Im Jahr 2010 hat der kolumbianische Staat die Minenbetreiber aufgefordert, die Umsiedlung von El Hatillo zu veranlassen. Die Kohlestaubbelastung im Dorf wäre zu hoch, so die Begründung des Umweltministeriums. „Die Reaktion war gleich null. Die verhalten sich hier, als seien sie der Staat, sagt Mejía, der auch dem Verhandlungskomitee von El Hatillo angehört“. Seit 2010 trifft sich das Komitee regelmäßig mit den Minenbetreibern. Doch die Verhandlungen seien immer „erfolglos“, so Mejía. Im März des vergangenen Jahres riefen die Bewohner eine Ernährungskrise aus. Ein Trupp der UN-Nothilfekoordination OCHA stellte danach bei mehr als 60 Prozent der Kinder Unterernährung fest. Seitdem zahlen die Minenbetreiber jeder Familie bis zur Umsiedlung ein Übergangsgeld von 300.000 kolumbianischen Pesos (115 Euro) im Monat. Das Durchschnittseinkommen in Kolumbien liegt bei umgerechnet circa 400 Euro, der Mindestlohn bei 300. Nach dem Wegfall der Landwirtschaft hätten von den 675 Einwohnern nur noch 15 eine Arbeit – sechs arbeiteten in den Minen, der Rest in einer Palmölfabrik in der Nähe, so Mejía.

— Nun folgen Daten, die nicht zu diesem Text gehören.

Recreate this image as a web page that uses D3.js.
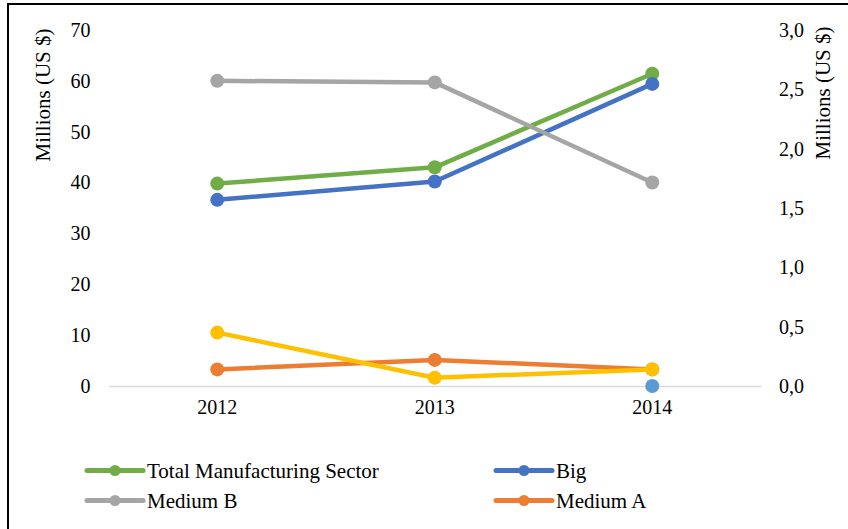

Die Minenbetreiber haben nun ein internationales Consulting-Unternehmen engagiert, das mit den Bewohnern die Umsiedlung erarbeiten soll. „Unsere Forderungen sind nicht übertrieben“, sagt Mejía. Für ihn und das Komitee ist klar: die Minenbetreiber müssen die über 100 Jahre alte Gemeinde kollektiv umsiedeln. Das heißt, ein neuer Ort für alle, mit geeigneten landwirtschaftlichen Möglichkeiten. „Wir wollen ein neues El Hatillo – nicht mehr und nicht weniger“, sagt er, und seine trüben Augen blitzen für eine Sekunde auf.